I was trying to remember which Bible character God made eat shit. Literally.

As a test to faith, this human was told to eat feces with his food. The plan was originally for the character to eat human feces, but God determined that to be a bit sadistic, so He changed it to cow shit.

What a fun book.

Which character was that? In the Old Testament?

I don’t remember…..

The place I’m going to start hunting is existing contracts, go through the contacts already established. Instead of dropping flyers out of a plane. Go through the Digital Rolodex of business relationships already formed.

I will keep it in my mind, “not a beg”

Offer a service, a required service, under the underpinning of honorable transaction. This is not a push, not a press, not a game. I get to remain calm because life continues whether a purchase is made or not.

I’m also going to utilize Grammarly , maybe I’ll apply to the diary. I recognize that my command of language is lacking. You can keep a competent presentation without being a fucking dork. And there’s a level of detachment..

No person could ever guess what goes on behind the surface.I’d assume that most people with real issues develop very strong masks, outward personas.

I’m no different.

I’m nothing like I type.

This cycle is reaching it’s turn. For this current process,I think the worst is behind us, until the next rotation.
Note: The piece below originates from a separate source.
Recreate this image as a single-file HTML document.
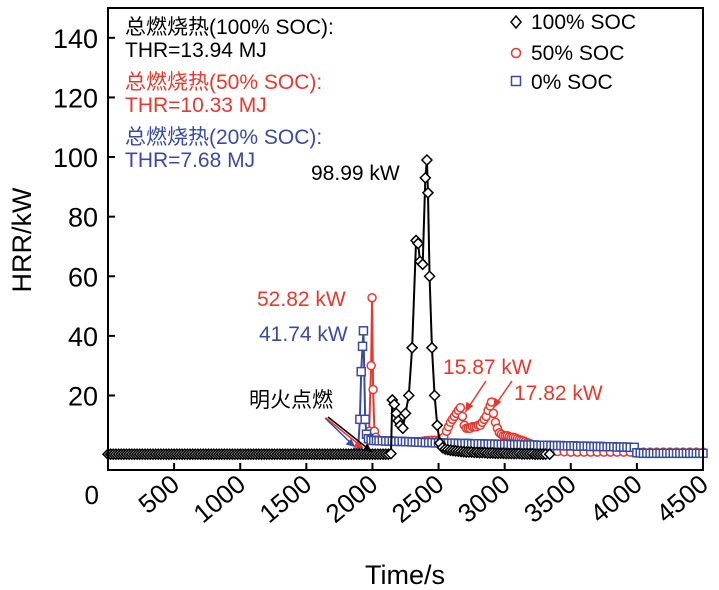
<!DOCTYPE html>
<html><head><meta charset="utf-8"><style>
html,body{margin:0;padding:0;background:#fff;}
svg{display:block;font-family:"Liberation Sans","Noto Sans CJK SC",sans-serif;}
</style></head><body>
<svg id="chart" width="719" height="590" viewBox="0 0 719 590" xmlns="http://www.w3.org/2000/svg">
<g id="series"></g>
<rect x="108" y="8" width="595" height="462" fill="none" stroke="#000" stroke-width="2"/>
<g id="axes"></g>
<text transform="translate(31,240) rotate(-90)" text-anchor="middle" font-size="27">HRR/kW</text>
<text x="405" y="584" text-anchor="middle" font-size="27">Time/s</text>
<g font-size="21">
<text x="125" y="34" fill="#000">总燃烧热(100% SOC):</text>
<text x="125" y="57" fill="#000">THR=13.94 MJ</text>
<text x="125" y="89" fill="#e8382e">总燃烧热(50% SOC):</text>
<text x="125" y="112" fill="#e8382e">THR=10.33 MJ</text>
<text x="125" y="144" fill="#3a4aa0">总燃烧热(20% SOC):</text>
<text x="125" y="167" fill="#3a4aa0">THR=7.68 MJ</text>
</g>
<g font-size="21">
<g><path d="M516 16 L521 22 L516 28 L511 22 Z" fill="#fff" stroke="#000" stroke-width="1.5"/><text x="531" y="29">100% SOC</text></g>
<g><circle cx="516" cy="53" r="4.5" fill="#fff" stroke="#e8382e" stroke-width="1.5"/><text x="531" y="60">50% SOC</text></g>
<g><rect x="511.5" y="76.5" width="9" height="9" fill="#fff" stroke="#3a4aa0" stroke-width="1.5"/><text x="531" y="89">0% SOC</text></g>
</g>
<g font-size="21">
<text x="311" y="180" fill="#000">98.99 kW</text>
<text x="257" y="306" fill="#e8382e">52.82 kW</text>
<text x="259" y="341" fill="#3a4aa0">41.74 kW</text>
<text x="443" y="374" fill="#e8382e">15.87 kW</text>
<text x="514" y="400" fill="#e8382e">17.82 kW</text>
<text x="249" y="407" fill="#000">明火点燃</text>
</g>
<g stroke-width="1.5" fill="none">
<line x1="325" y1="418" x2="354" y2="446" stroke="#3a4aa0"/><path d="M354 446 l-7 -2 l4 -4 z" fill="#3a4aa0" stroke="#3a4aa0"/>
<line x1="326" y1="418" x2="362" y2="447" stroke="#e8382e"/><path d="M362 447 l-7 -1 l3 -5 z" fill="#e8382e" stroke="#e8382e"/>
<line x1="328" y1="417" x2="371" y2="451" stroke="#000"/><path d="M371 451 l-7 -1 l3 -5 z" fill="#000" stroke="#000"/>
<line x1="486" y1="381" x2="466" y2="411" stroke="#e8382e"/><path d="M466 411 l1 -8 l5 3 z" fill="#e8382e" stroke="#e8382e"/>
<line x1="512" y1="381" x2="494" y2="407" stroke="#e8382e"/><path d="M494 407 l1 -8 l5 3 z" fill="#e8382e" stroke="#e8382e"/>
</g>
<script>
const xTicks=[0,500,1000,1500,2000,2500,3000,3500,4000,4500];
const yTicks=[20,40,60,80,100,120,140];
const blackT=[0,20,40,60,80,100,120,140,160,180,200,220,240,260,280,300,320,340,360,380,400,420,440,460,480,500,520,540,560,580,600,620,640,660,680,700,720,740,760,780,800,820,840,860,880,900,920,940,960,980,1000,1020,1040,1060,1080,1100,1120,1140,1160,1180,1200,1220,1240,1260,1280,1300,1320,1340,1360,1380,1400,1420,1440,1460,1480,1500,1520,1540,1560,1580,1600,1620,1640,1660,1680,1700,1720,1740,1760,1780,1800,1820,1840,1860,1880,1900,1920,1940,1960,1980,2000,2020,2040,2060,2080,2100,2120,2140,2150,2165,2180,2195,2210,2230,2250,2275,2300,2330,2345,2360,2380,2400,2412,2420,2432,2450,2470,2490,2510,2530,2550,2570,2590,2610,2630,2650,2670,2690,2710,2730,2750,2770,2790,2810,2830,2850,2870,2890,2910,2930,2950,2970,2990,3010,3030,3050,3070,3090,3110,3130,3150,3170,3190,3210,3230,3250,3270,3290,3310,3340];
const blackV=[0.3,0.3,0.3,0.3,0.3,0.3,0.3,0.3,0.3,0.3,0.3,0.3,0.3,0.3,0.3,0.3,0.3,0.3,0.3,0.3,0.3,0.3,0.3,0.3,0.3,0.3,0.3,0.3,0.3,0.3,0.3,0.3,0.3,0.3,0.3,0.3,0.3,0.3,0.3,0.3,0.3,0.3,0.3,0.3,0.3,0.3,0.3,0.3,0.3,0.3,0.3,0.3,0.3,0.3,0.3,0.3,0.3,0.3,0.3,0.3,0.3,0.3,0.3,0.3,0.3,0.3,0.3,0.3,0.3,0.3,0.3,0.3,0.3,0.3,0.3,0.3,0.3,0.3,0.3,0.3,0.3,0.3,0.3,0.3,0.3,0.3,0.3,0.3,0.3,0.3,0.3,0.3,0.3,0.3,0.3,0.3,0.3,0.3,0.3,0.3,0.3,0.3,0.3,0.3,0.3,0.3,0.3,0.5,18.5,17,14,11.5,10,9,14,20,36,72,71,65,64,93,99,88,60,36,20,10,4,2.5,2,1.8,1.6,1.5,1.4,1.3,1.2,1.1,1,1,1,0.9,0.9,0.8,0.8,0.8,0.7,0.7,0.7,0.6,0.6,0.6,0.6,0.5,0.5,0.5,0.5,0.5,0.5,0.4,0.4,0.4,0.4,0.4,0.3,0.3,0.3,0.3,0.3,0.3];
const redT=[1900,1940,1960,1975,1990,1997,2005,2015,2025,2040,2060,2080,2100,2125,2150,2175,2200,2225,2250,2275,2300,2325,2350,2375,2400,2425,2450,2475,2500,2520,2540,2560,2575,2590,2605,2620,2635,2650,2665,2680,2695,2710,2725,2740,2755,2770,2785,2800,2815,2830,2845,2860,2875,2890,2900,2915,2930,2945,2960,2975,2990,3005,3020,3035,3050,3065,3080,3095,3110,3125,3140,3155,3170,3185,3200,3220,3240,3260,3280,3300,3320,3340,3360,3380,3400,3450,3500,3550,3600,3650,3700,3750,3800,3850,3900,3950,4000,4050,4100,4150,4200,4250,4300,4350,4400,4450,4500];
const redV=[0.3,0.3,0.5,8,30,52.8,22,8,6,5,4.8,4.8,4.8,4.8,4.8,4.7,4.6,4.6,4.6,4.5,4.5,4.5,4.5,4.6,4.8,4.9,5,5,5,5.5,6,8,9.5,11,12,13,14,15,15.9,13,10,9,9,9,9.5,9.5,9.5,10,10,11,12,13,15,16.5,17.8,14,11,9,7.5,7,6.5,6.5,6.5,6.2,6,6,5.8,5.5,5.2,5,4.8,4.5,4.2,4,3.7,3.3,3,2.7,2.4,2.1,1.9,1.7,1.5,1.4,1.2,1.1,1,1,1,1,1,1,1,1,1,1,1,1,1,1,1,1,1,1,1,1,1];
const blueT=[1860,1890,1905,1915,1925,1932,1945,1955,1970,1990,2010,2030,2050,2075,2100,2125,2150,2175,2200,2225,2250,2275,2300,2325,2350,2375,2400,2425,2450,2475,2500,2525,2550,2575,2600,2625,2650,2675,2700,2725,2750,2775,2800,2825,2850,2875,2900,2925,2950,2975,3000,3025,3050,3075,3100,3125,3150,3175,3200,3225,3250,3275,3300,3325,3350,3375,3400,3425,3450,3475,3500,3525,3550,3575,3600,3625,3650,3675,3700,3725,3750,3775,3800,3825,3850,3875,3900,3925,3950,3980,4000,4025,4050,4075,4100,4125,4150,4175,4200,4225,4250,4275,4300,4325,4350,4375,4400,4425,4450,4475,4500];
const blueV=[0.3,1,12,28,36.5,41.7,12,7,5.5,5,4.9,4.9,4.8,4.8,4.7,4.7,4.7,4.6,4.6,4.6,4.5,4.5,4.4,4.4,4.3,4.3,4.2,4.2,4.2,4.1,4.1,4.1,4,4,4,4,3.9,3.9,3.9,3.9,3.8,3.8,3.8,3.8,3.7,3.7,3.7,3.7,3.6,3.6,3.6,3.6,3.5,3.5,3.5,3.5,3.4,3.4,3.4,3.4,3.3,3.3,3.3,3.3,3.2,3.2,3.2,3.2,3.1,3.1,3.1,3.1,3,3,3,3,2.9,2.9,2.9,2.9,2.8,2.8,2.8,2.8,2.7,2.7,2.7,2.7,2.6,2.6,0.8,0.7,0.6,0.6,0.6,0.6,0.6,0.6,0.6,0.6,0.6,0.6,0.6,0.6,0.6,0.6,0.6,0.6,0.6,0.6,0.6];
const NS="http://www.w3.org/2000/svg";
const X0=108,X1=703,Y0=470,Y1=8,XMIN=0,XMAX=4500,YMIN=-5,YMAX=150;
function sx(t){return X0+(t-XMIN)/(XMAX-XMIN)*(X1-X0);}
function sy(v){return Y0-(v-YMIN)/(YMAX-YMIN)*(Y0-Y1);}
function mk(tag,attrs,parent){const e=document.createElementNS(NS,tag);for(const k in attrs)e.setAttribute(k,attrs[k]);parent.appendChild(e);return e;}
const axes=document.getElementById('axes');
xTicks.forEach(t=>{
  const l=mk('line',{x1:sx(t),x2:sx(t),y1:Y0,y2:Y0-7,stroke:'#000','stroke-width':2},axes);
  
  
  const tx=mk('text',{'font-size':26,'text-anchor':'end'},axes);
  if(t===0){tx.setAttribute('x',sx(t)-9);tx.setAttribute('y',504);}
  else tx.setAttribute('transform','translate('+(sx(t)+7)+',487) rotate(-40)');
  tx.textContent=t;
  
  
});
yTicks.forEach(v=>{
  const l=mk('line',{x1:X0,x2:X0+7,y1:sy(v),y2:sy(v),stroke:'#000','stroke-width':2},axes);
  
  
  const tx=mk('text',{x:X0-10,y:sy(v)+10,'font-size':27,'text-anchor':'end'},axes);
  tx.textContent=v;
  
  
});
const sg=document.getElementById('series');
function draw(T,V,color,shape,name){
  const g=mk('g',{},sg);
  
  
  const pts=T.map((t,i)=>sx(t)+','+sy(V[i])).join(' ');
  mk('polyline',{points:pts,fill:'none',stroke:color,'stroke-width':2},g);
  T.forEach((t,i)=>{
    const x=sx(t),y=sy(V[i]);let m;
    if(shape==='d')m=mk('path',{d:'M'+x+' '+(y-5)+' L'+(x+5)+' '+y+' L'+x+' '+(y+5)+' L'+(x-5)+' '+y+' Z',fill:'#fff',stroke:color,'stroke-width':1.5},g);
    else if(shape==='c')m=mk('circle',{cx:x,cy:y,r:4,fill:'#fff',stroke:color,'stroke-width':1.5},g);
    else m=mk('rect',{x:x-4,y:y-4,width:8,height:8,fill:'#fff',stroke:color,'stroke-width':1.5},g);
    
    
  });
}
draw(redT,redV,'#e8382e','c','series-50-soc');
draw(blueT,blueV,'#3a4aa0','s','series-0-soc');
draw(blackT,blackV,'#000','d','series-100-soc');
</script>
</svg>
</body></html>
Manic depressives can’t take SSRI”s, learned that in the very beginning, it can trigger uhh,, triggers something. A bit of crazy. We’re supposed to take something called “mood stabilizers” , a very different thing and it takes 30 days minimum for psychotropic medication to have affect.

Maybe I could view it as an adventure.

Instead of being sad that it wrecks my creativity, I could understand that I’m playing around with brain chemistry, and I could embrace that and try to think up something new, like my favorite part of street drugs. Drugs in general.

I like the whacky places. No interest in eating shit though. Know where to draw your line with a higher power.

got a week no booze, probably too frequent THC usage,but not terrible. I can do 2. I mean fuck, anyone should be able to knock out a single sober month. Real talk. I get weird around day 9. If this happens to you? it’s probably time to ask yourself some real questions. Without being a drag about it. Logic is logic. Can’t argue or mock it.